The AWS closing gala was less crowded than the opening, given the additional cost. Tables were placed more spaciously apart. Performers included Kasumi, Madrina from the U.S., the four winners of the nightly competitions, Nancy who is a relatively new Egyptian dancer, Asmahan, and Randa Kamel. There was also a fashion show by Fouad Sarkis, a haute couture designer. Kasumi was Japanese. She danced for a long time, and I have to hand it to her for her stamina. Madrina who hails from Tampa, Florida, won the Queen of Raks Sharqi competition in the U.S. last year. This landed her a performance slot at AWS. She looked and performed well. The competitors included Bozenka who was a surprise for me to see there. She took first place, winning a gold crown and a costume. The second and third place winners won costumes as well. Nancy will be one to watch as her style and costuming was right up Fifi Abdo's lane. Asmahan performed several sets with "themes" including a planetary set, a clownish set, and a pirate-TigerLily like set. Themes set aside; she remained a powerful, charged dancer, who, during an expression-filled taqseem, brought a friend at our table to tears.
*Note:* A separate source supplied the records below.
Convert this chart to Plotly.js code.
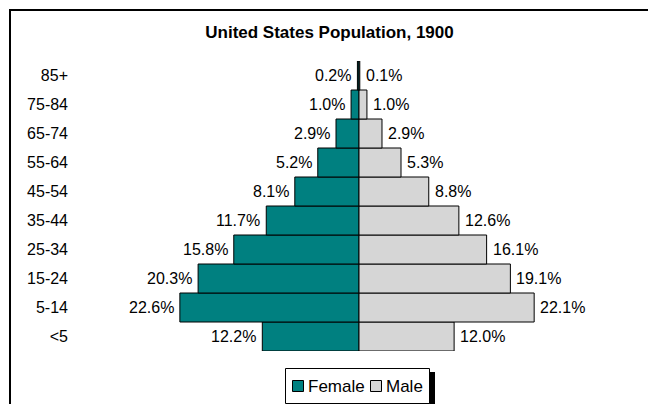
<!DOCTYPE html>
<html>
<head>
<meta charset="utf-8">
<script src="https://cdn.plot.ly/plotly-3.0.1.min.js"></script>
<style>
  html, body { margin: 0; padding: 0; background: #ffffff; }
  #chart { width: 648px; height: 404px; }
</style>
</head>
<body>
<div id="chart"></div>
<script>
// ---- Data ----
const ageGroups = ['<5', '5-14', '15-24', '25-34', '35-44', '45-54', '55-64', '65-74', '75-84', '85+'];
const femalePct = [12.2, 22.6, 20.3, 15.8, 11.7, 8.1, 5.2, 2.9, 1.0, 0.2];
const malePct   = [12.0, 22.1, 19.1, 16.1, 12.6, 8.8, 5.3, 2.9, 1.0, 0.1];
const seriesNames = ['Female', 'Male'];
const chartTitle = 'United States Population, 1900';

// ---- Layout geometry ----
const W = 648, H = 404;
const M = { l: 80, r: 10, t: 61, b: 53 };
const PW = W - M.l - M.r, PH = H - M.t - M.b;
const R = 35.2;
const px = x => (x - M.l) / PW;           // pixel x -> paper
const py = y => (H - M.b - y) / PH;       // pixel y -> paper

const FONT = 'Liberation Sans, Arial, sans-serif';
const TEAL = '#008080';
const GREY = '#d6d6d6';

const traces = [
  {
    type: 'bar', orientation: 'h', name: seriesNames[0],
    y: ageGroups, x: femalePct.map(v => -v),
    marker: { color: TEAL, line: { color: '#000000', width: 1 } },
    hoverinfo: 'skip', showlegend: false
  },
  {
    type: 'bar', orientation: 'h', name: seriesNames[1],
    y: ageGroups, x: malePct,
    marker: { color: GREY, line: { color: '#000000', width: 1 } },
    hoverinfo: 'skip', showlegend: false
  }
];

const annotations = [];
ageGroups.forEach((g, i) => {
  annotations.push({
    x: -femalePct[i], y: g, xref: 'x', yref: 'y',
    text: femalePct[i].toFixed(1) + '%', showarrow: false,
    xanchor: 'right', yanchor: 'middle', xshift: -4,
    font: { family: FONT, size: 16, color: '#000' }
  });
  annotations.push({
    x: malePct[i], y: g, xref: 'x', yref: 'y',
    text: malePct[i].toFixed(1) + '%', showarrow: false,
    xanchor: 'left', yanchor: 'middle', xshift: 4,
    font: { family: FONT, size: 16, color: '#000' }
  });
});

// custom legend texts
annotations.push({
  x: px(305.5), y: py(386), xref: 'paper', yref: 'paper',
  text: seriesNames[0], showarrow: false, xanchor: 'left', yanchor: 'middle',
  font: { family: FONT, size: 17, color: '#000' }
});
annotations.push({
  x: px(383.5), y: py(386), xref: 'paper', yref: 'paper',
  text: seriesNames[1], showarrow: false, xanchor: 'left', yanchor: 'middle',
  font: { family: FONT, size: 17, color: '#000' }
});

const shapes = [
  // chart border (top and left)
  { type: 'line', xref: 'paper', yref: 'paper', x0: px(9), x1: px(660), y0: py(10), y1: py(10),
    line: { color: '#000', width: 2 } },
  { type: 'line', xref: 'paper', yref: 'paper', x0: px(10), x1: px(10), y0: py(9), y1: py(420),
    line: { color: '#000', width: 2 } },
  // legend shadow + box
  { type: 'rect', xref: 'paper', yref: 'paper', x0: px(290), x1: px(435), y0: py(372), y1: py(420),
    fillcolor: '#000', line: { width: 0 } },
  { type: 'rect', xref: 'paper', yref: 'paper', x0: px(285.5), x1: px(429.5), y0: py(368.5), y1: py(403.5),
    fillcolor: '#fff', line: { color: '#000', width: 1 } },
  // legend swatches
  { type: 'rect', xref: 'paper', yref: 'paper', x0: px(292.5), x1: px(303.5), y0: py(380.5), y1: py(391.5),
    fillcolor: TEAL, line: { color: '#000', width: 1 } },
  { type: 'rect', xref: 'paper', yref: 'paper', x0: px(370.5), x1: px(381.5), y0: py(380.5), y1: py(391.5),
    fillcolor: GREY, line: { color: '#000', width: 1 } }
];

const layout = {
  width: W, height: H,
  margin: M,
  paper_bgcolor: '#ffffff', plot_bgcolor: '#ffffff',
  font: { family: FONT, size: 16, color: '#000' },
  title: {
    text: '<b>' + chartTitle + '</b>',
    font: { family: FONT, size: 17, color: '#000' },
    x: 329.5 / W, xanchor: 'center', xref: 'container',
    y: 1 - 32 / H, yanchor: 'middle', yref: 'container'
  },
  barmode: 'relative', bargap: 0,
  showlegend: false,
  xaxis: {
    range: [-R, R], showgrid: false, zeroline: false, showline: false,
    showticklabels: false, ticks: '', fixedrange: true
  },
  yaxis: {
    type: 'category', categoryorder: 'array', categoryarray: ageGroups,
    range: [-0.5, ageGroups.length - 0.5],
    showgrid: false, zeroline: false, showline: false, ticks: '',
    ticklabelstandoff: 11,
    tickfont: { family: FONT, size: 16, color: '#000' }, fixedrange: true
  },
  annotations: annotations,
  shapes: shapes
};

Plotly.newPlot('chart', traces, layout, { displayModeBar: false, staticPlot: true });
</script>
</body>
</html>
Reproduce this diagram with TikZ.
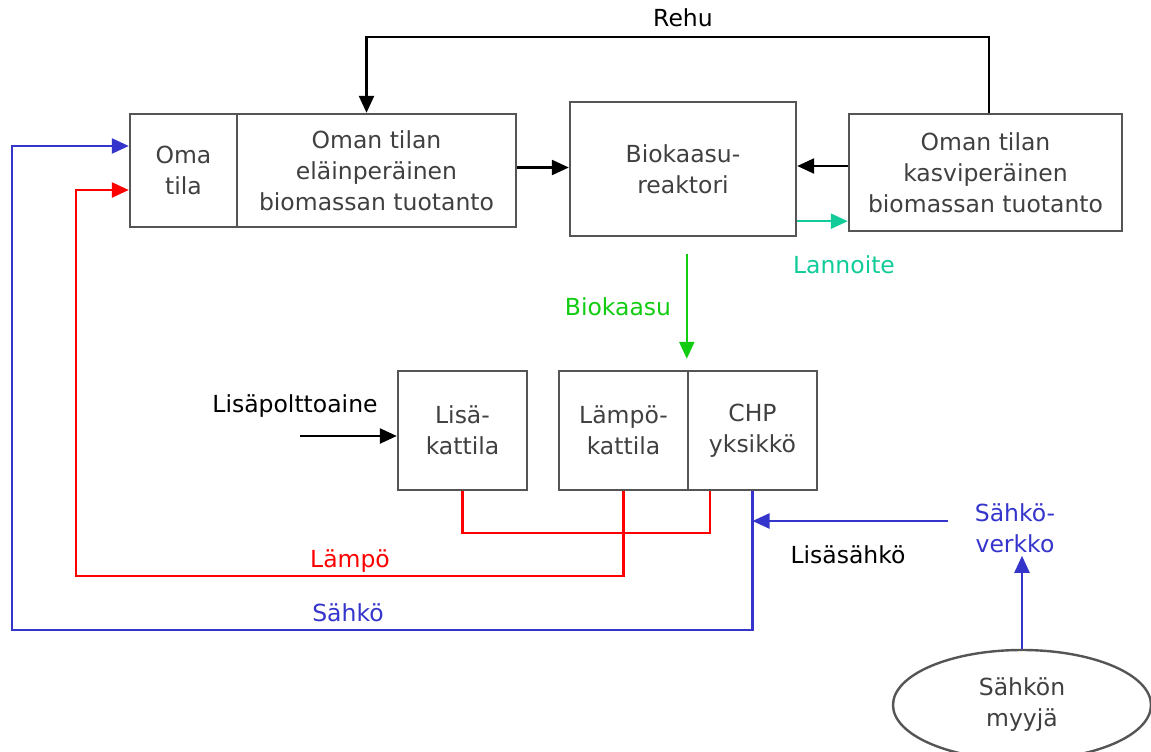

Randa Kamel was a joy to watch, my favorite, graceful and yet dynamic and fully engaged to her music. I stayed up until 3 a.m. that night just to watch all of her performance.


     
The AWS festival was glamorous, but it was operated in a strict, business-like fashion. On one hand, it had to be that way because of its size. On the other hand, it had a tendency to feel impersonal and indifferent. Attendees came from around the world as well, just in greater numbers. The room prices at the Mena House for the week depended on "Pyramids view" or "non-Pyramids view." For example, I was in a double, non-Pyramids view and the rate was $388. Other examples of the Mena house prices included 14 Egyptian pounds for a 2-liter bottle of water. Internet access was 100 Egyptian pounds for a half hour. It was, in fact, cheaper to get a taxi to the nearest internet cafe and return than it was to pay the hotel price. The taxi drivers just outside the hotel were more aggressive and higher priced than elsewhere. I avoided them saying, "la, shukran" (no, thank you) and just walked down the street to catch another.


     
Attending the festivals was the chance of a lifetime. Both festivals were positive learning experiences, but they were also dissimilar in many ways. The two were, in fact, so different that it made comparison near impossible. Cairo itself is a fascinating place, and a city that truly never sleeps. Having said that, I do not feel inclined to pack up my bags and move to Egypt. I would compare a move to Cairo to try professional bellydancing to an Egyptian moving to Hollywood to try professional acting. Needless to say, it would be very difficult, and it is only becoming more so. In Egypt now, foreigners have to apply for a work permit, and then leave the country while the application is reviewed. Learning the language would be essential as would finding people who are willing to help out a dancer and not take advantage of her. Nothing is ever just handed out regardless of looks or talent. There are many poor people in Cairo, all trying survive, and some of the living conditions and sanitation were saddening. It was still an amazing trip and experience. I am most grateful to have seen Egypt and experience its culture to the fullest.